Just as court defenders fight sentences upon the basis of mitigating circumstances, the typical Overland essay hopes that the bringing of context to hot potato political issues will complicate the blame game. A worthy endeavour, but one can nod in agreement only so often before one nods off. The left-leaning reader has more to learn by reading Defence of the Muslim Lands or Join the Caravan than Overland. Plus, the real thrill of reading is to go against the grain, to try on other selves for size, but to remain unconverted.

With its particular focus on poetry and fiction, Island usually drifts free of the issues of the day and offers plenty of scope for the contrarian reader. Breaking with convention this quarter, the journal eschews a signpost theme ‘to let Serendipity send … what she will’. The result is an Island more anchored to the political present than usual, as evinced by Suzanne Rumney’s photograph of a camouflaged and armed Australian soldier, who stands guard on the cover.
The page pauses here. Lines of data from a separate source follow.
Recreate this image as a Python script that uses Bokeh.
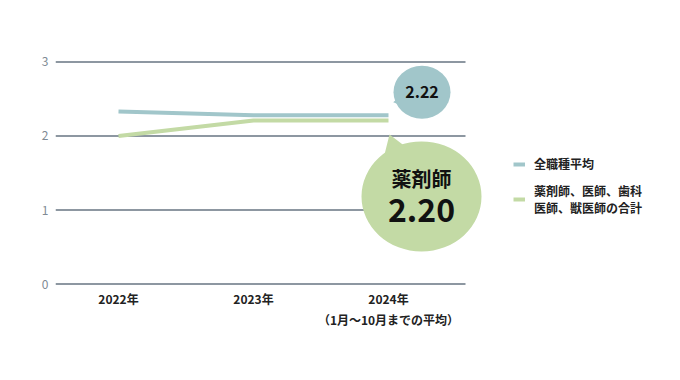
from bokeh.plotting import figure
from bokeh.models import Legend, LegendItem, FixedTicker
from bokeh.core.properties import value
from bokeh.embed import file_html
from bokeh.resources import INLINE

# ---- data ----
years = ["2022年", "2023年", "2024年\n（1月～10月までの平均）"]
all_jobs = [2.33, 2.28, 2.28]          # 全職種平均
medical = [2.00, 2.21, 2.21]           # 薬剤師、医師、歯科医師、獣医師の合計
y_ticks = [0, 1, 2, 3]
series_names = ["全職種平均", "薬剤師、医師、歯科\n医師、獣医師の合計"]
bubble_all = "2.22"
bubble_med_title = "薬剤師"
bubble_med_value = "2.20"

FONT = "Noto Sans CJK JP"
BLUE = "#a1c6ca"
GREEN = "#c3daa5"
GRID = "#8d97a1"

xs = list(range(len(years)))

# pixel scale helpers (px per data unit)
PX_X = 135.0
PX_Y = 74.0
LEFT = 55
x_start = -63.0 / PX_X
x_end = x_start + (664 - LEFT) / PX_X
y_start, y_end = -0.1, 3.1

p = figure(width=664, height=364, output_backend="svg", toolbar_location=None,
           x_range=(x_start, x_end), y_range=(y_start, y_end),
           min_border_left=LEFT, min_border_right=0, min_border_top=54,
           min_border_bottom=73, outline_line_color=None,
           background_fill_color="white", border_fill_color="white")
p.xgrid.visible = False
p.ygrid.visible = False

# gridlines (stop short of the legend)
grid_x1 = x_start
grid_x2 = 347.0 / PX_X
p.segment(x0=[grid_x1] * len(y_ticks), y0=y_ticks, x1=[grid_x2] * len(y_ticks), y1=y_ticks,
          line_color=GRID, line_width=2)

# axes
p.yaxis.ticker = FixedTicker(ticks=y_ticks)
p.yaxis.axis_line_color = None
p.yaxis.major_tick_line_color = None
p.yaxis.minor_tick_line_color = None
p.yaxis.major_tick_out = 0
p.yaxis.major_tick_in = 0
p.yaxis.major_label_standoff = 7
p.yaxis.major_label_text_font = FONT
p.yaxis.major_label_text_font_size = "12px"
p.yaxis.major_label_text_color = "#808a94"

p.xaxis.ticker = FixedTicker(ticks=xs)
p.xaxis.major_label_overrides = {i: lab for i, lab in zip(xs, years)}
p.xaxis.axis_line_color = None
p.xaxis.major_tick_line_color = None
p.xaxis.minor_tick_line_color = None
p.xaxis.major_tick_out = 0
p.xaxis.major_tick_in = 0
p.xaxis.major_label_standoff = -2
p.xaxis.major_label_text_font = FONT
p.xaxis.major_label_text_font_size = "12px"
p.xaxis.major_label_text_font_style = "bold"
p.xaxis.major_label_text_color = "#222222"
p.xaxis.major_label_text_line_height = 1.25

# lines
r1 = p.line(xs, all_jobs, line_color=BLUE, line_width=4)
r2 = p.line(xs, medical, line_color=GREEN, line_width=4)

# bubbles anchored at last data points
lx = xs[-1]
def dx(px):
    return px / PX_X
def dy(px):
    return -px / PX_Y  # positive px = downwards on screen

# blue bubble
bx, by = lx + dx(33.5), all_jobs[-1] + dy(-23)
p.patch([lx + dx(4.7), lx + dx(14), lx + dx(20)],
        [all_jobs[-1] + dy(-13), all_jobs[-1] + dy(-21), all_jobs[-1] + dy(-7)],
        fill_color=BLUE, line_color=None)
p.ellipse(x=[bx], y=[by], width=dx(57), height=-dy(53), fill_color=BLUE, line_color=None)
p.text(x=[bx], y=[by], text=[bubble_all], text_align="center", text_baseline="middle",
       text_font=value(FONT), text_font_style="bold", text_font_size="16px", text_color="#111111")

# green bubble
gx, gy = lx + dx(33), medical[-1] + dy(76)
p.patch([lx + dx(1), lx + dx(-6), lx + dx(22)],
        [medical[-1] + dy(14), medical[-1] + dy(42), medical[-1] + dy(30)],
        fill_color=GREEN, line_color=None)
p.ellipse(x=[gx], y=[gy], width=dx(120), height=-dy(110), fill_color=GREEN, line_color=None)
p.text(x=[gx], y=[gy + dy(-18)], text=[bubble_med_title], text_align="center", text_baseline="middle",
       text_font=value(FONT), text_font_style="bold", text_font_size="20px", text_color="#111111")
p.text(x=[gx], y=[gy + dy(14)], text=[bubble_med_value], text_align="center", text_baseline="middle",
       text_font=value(FONT), text_font_style="bold", text_font_size="32px", text_color="#111111")

# legend
legend = Legend(items=[LegendItem(label=series_names[0], renderers=[r1]),
                       LegendItem(label=series_names[1], renderers=[r2])],
                location=(458, 75), orientation="vertical",
                background_fill_alpha=0, border_line_color=None,
                label_text_font=FONT, label_text_font_size="12px",
                label_text_font_style="bold", label_text_color="#222222",
                glyph_width=12, glyph_height=14, label_standoff=9,
                spacing=10, padding=0, margin=0, label_text_line_height=2.0)
p.add_layout(legend)

open("out.html", "w").write(file_html(p, INLINE))
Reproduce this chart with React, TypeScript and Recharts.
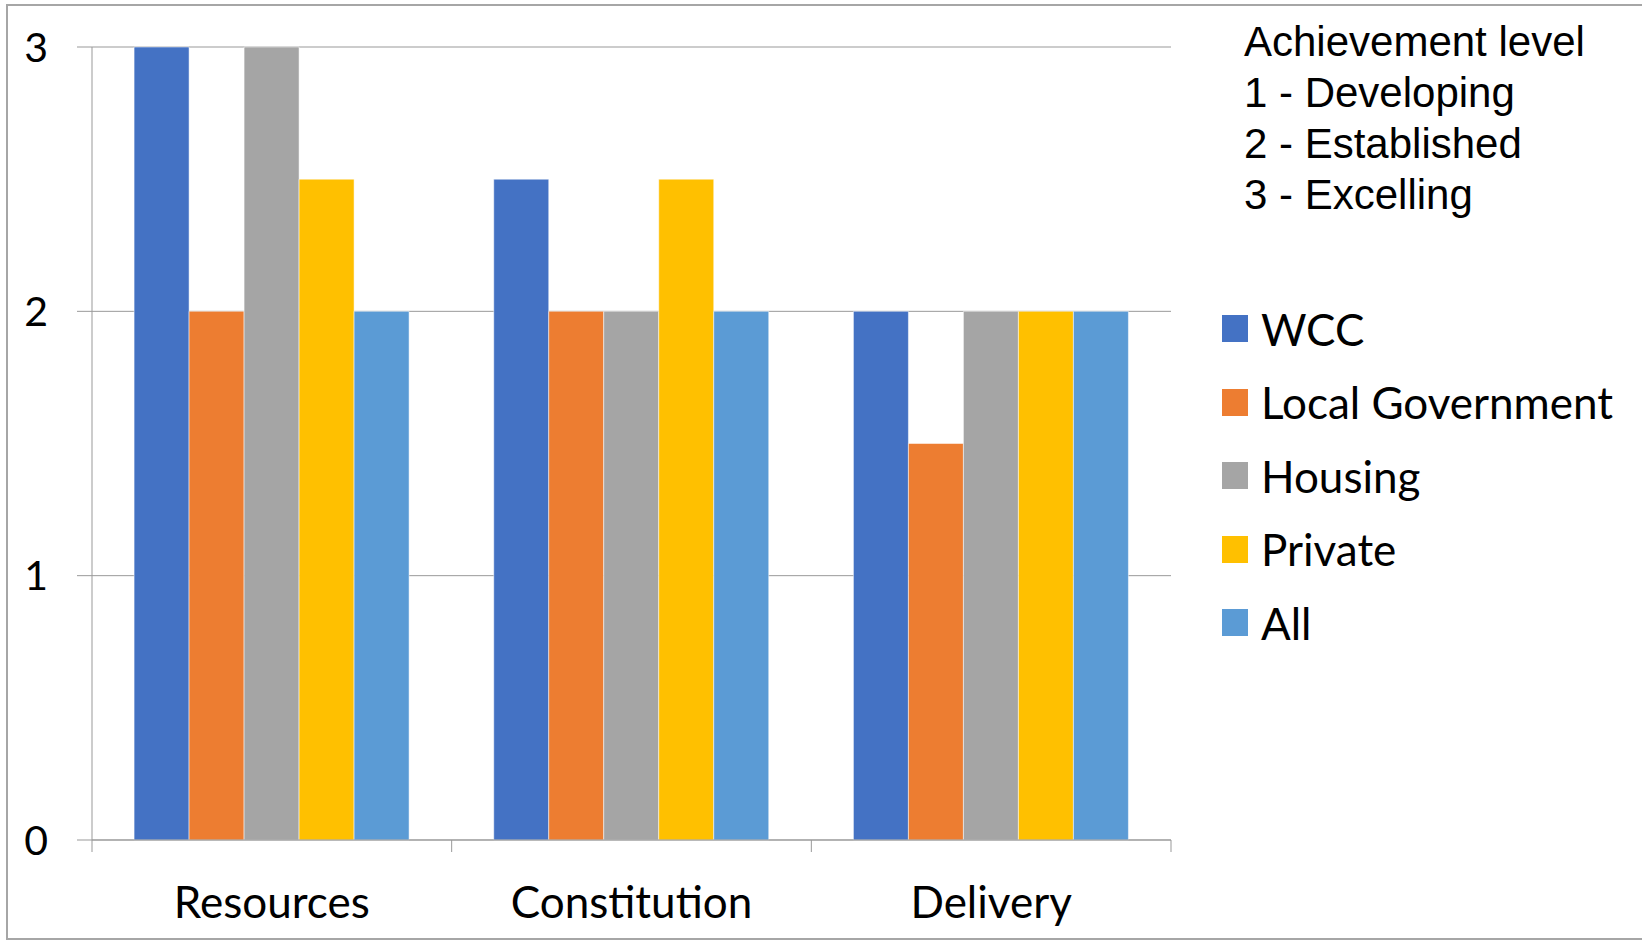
import { Bar, BarChart, CartesianGrid, Legend, XAxis, YAxis } from 'recharts'

const CATEGORIES = ['Resources', 'Constitution', 'Delivery']
const WCC = [3, 2.5, 2]
const LOCAL_GOVERNMENT = [2, 2, 1.5]
const HOUSING = [3, 2, 2]
const PRIVATE = [2.5, 2.5, 2]
const ALL = [2, 2, 2]
const Y_TICKS = [0, 1, 2, 3]
const LEVELS = ['Achievement level', '1 - Developing', '2 - Established', '3 - Excelling']

const SERIES = [
  { key: 'wcc', name: 'WCC', values: WCC, color: '#4472C4' },
  { key: 'local', name: 'Local Government', values: LOCAL_GOVERNMENT, color: '#ED7D31' },
  { key: 'housing', name: 'Housing', values: HOUSING, color: '#A5A5A5' },
  { key: 'private', name: 'Private', values: PRIVATE, color: '#FFC000' },
  { key: 'all', name: 'All', values: ALL, color: '#5B9BD5' },
]

const data = CATEGORIES.map((category, i) => {
  const row: Record<string, string | number> = { category }
  SERIES.forEach((s) => {
    row[s.key] = s.values[i]
  })
  return row
})

const LINE_COLOR = '#999999'
const DIGIT_FONT = { fill: '#000', fontSize: 41, fontFamily: 'Lato' }
const LABEL_MARGIN = 47
const EDGE_TICK = 12

// category label plus tick marks on the band edges (Excel style)
function CategoryTick({ x, y, payload, index, visibleTicksCount }: any) {
  const half = payload?.offset ?? 0
  const axisY = y - LABEL_MARGIN
  const isLast = index === visibleTicksCount - 1
  return (
    <g>
      <line
        x1={x - half}
        x2={x - half}
        y1={axisY}
        y2={axisY + EDGE_TICK}
        stroke={LINE_COLOR}
      />
      {isLast && (
        <line
          x1={x + half}
          x2={x + half}
          y1={axisY}
          y2={axisY + EDGE_TICK}
          stroke={LINE_COLOR}
        />
      )}
      <text
        x={x}
        y={y}
        dy="0.71em"
        textAnchor="middle"
        fill="#000"
        fontSize={44}
        fontFamily="Lato"
      >
        {payload.value}
      </text>
    </g>
  )
}

// keep the legend in series order, not sorted by name
function renderLegend({ payload }: any) {
  const items = [...(payload ?? [])].sort(
    (a: any, b: any) =>
      SERIES.findIndex((s) => s.name === a.value) - SERIES.findIndex((s) => s.name === b.value),
  )
  return (
    <div>
      {items.map((entry: any) => (
        <div key={entry.value} style={{ display: 'flex', alignItems: 'center', height: 73.5 }}>
          <span
            style={{
              display: 'inline-block',
              width: 26,
              height: 27,
              background: entry.color,
              marginRight: 13,
            }}
          />
          <span style={{ fontFamily: 'Lato', fontSize: 44, color: '#000', whiteSpace: 'nowrap' }}>
            {entry.value}
          </span>
        </div>
      ))}
    </div>
  )
}

export default function App() {
  return (
    <div
      style={{
        position: 'absolute',
        left: 0,
        top: 0,
        width: 1642,
        height: 941,
        overflow: 'hidden',
        background: '#fff',
      }}
    >
      <div
        style={{
          position: 'absolute',
          left: 6,
          top: 4,
          width: 1700,
          height: 936,
          boxSizing: 'border-box',
          border: '2px solid #a6a6a6',
        }}
      />
      <div
        style={{
          position: 'absolute',
          left: 1244,
          top: 16,
          fontFamily: '"Liberation Sans", Arial, sans-serif',
          fontSize: 42,
          lineHeight: '51px',
          color: '#000',
          whiteSpace: 'nowrap',
        }}
      >
        {LEVELS.map((line) => (
          <div key={line}>{line}</div>
        ))}
      </div>
      <div style={{ position: 'absolute', left: 0, top: 0 }}>
        <BarChart
          width={1642}
          height={941}
          data={data}
          margin={{ top: 47, right: 471, bottom: 100, left: 0 }}
          barCategoryGap="11.7%"
          barGap={0}
        >
          <CartesianGrid vertical={false} stroke={LINE_COLOR} />
          <XAxis
            dataKey="category"
            tick={<CategoryTick />}
            interval={0}
            tickLine={false}
            tickSize={0}
            tickMargin={LABEL_MARGIN}
            axisLine={{ stroke: LINE_COLOR }}
            height={1}
          />
          <YAxis
            domain={[0, 3]}
            ticks={Y_TICKS}
            width={92}
            tick={DIGIT_FONT}
            tickSize={15}
            tickMargin={29}
            tickLine={{ stroke: LINE_COLOR }}
            axisLine={{ stroke: LINE_COLOR }}
          />
          <Legend
            layout="vertical"
            align="center"
            verticalAlign="middle"
            wrapperStyle={{ left: 1222, top: 292, width: 420 }}
            content={renderLegend}
          />
          {SERIES.map((s) => (
            <Bar
              key={s.key}
              dataKey={s.key}
              name={s.name}
              fill={s.color}
              stroke="#ffffff"
              strokeOpacity={0.5}
              strokeWidth={1}
              isAnimationActive={false}
            />
          ))}
        </BarChart>
      </div>
    </div>
  )
}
Two of the three essays this issue are postcards from a front-line of sorts. Rumney’s essay ‘Machete Latte’ takes us on a tour through today’s East Timor, from Bomb Beach to Balibo, with side-trips to the ‘Floating Palace’ and the Dili University campus. The hard-boiled character of the writing – its staccato sentences, its tendency to understatement, its use of the present tense – is gripping and apropos the message of the piece: East Timor is a country stricken by crime, violence and injustice. There are intransigent problems in Alice Springs, too. Eleanor Hogan’s ‘The “Real” Alice’ takes us to an Aboriginal aid agency’s fancy-dress party as a way of giving a feel for the tensions that exist between blacks and whites, as well as locals and out-oftowners. But it must be said that the ‘Essay’ section is short and sweet. After that, the issue sheds its foreign correspondent feel and ushers readers to the banana lounge again with the usual fare of reviews, poems and short stories. Like Tasmania, Island remains ‘entire of itself’, as happy to break, as to fly, with the winds of change.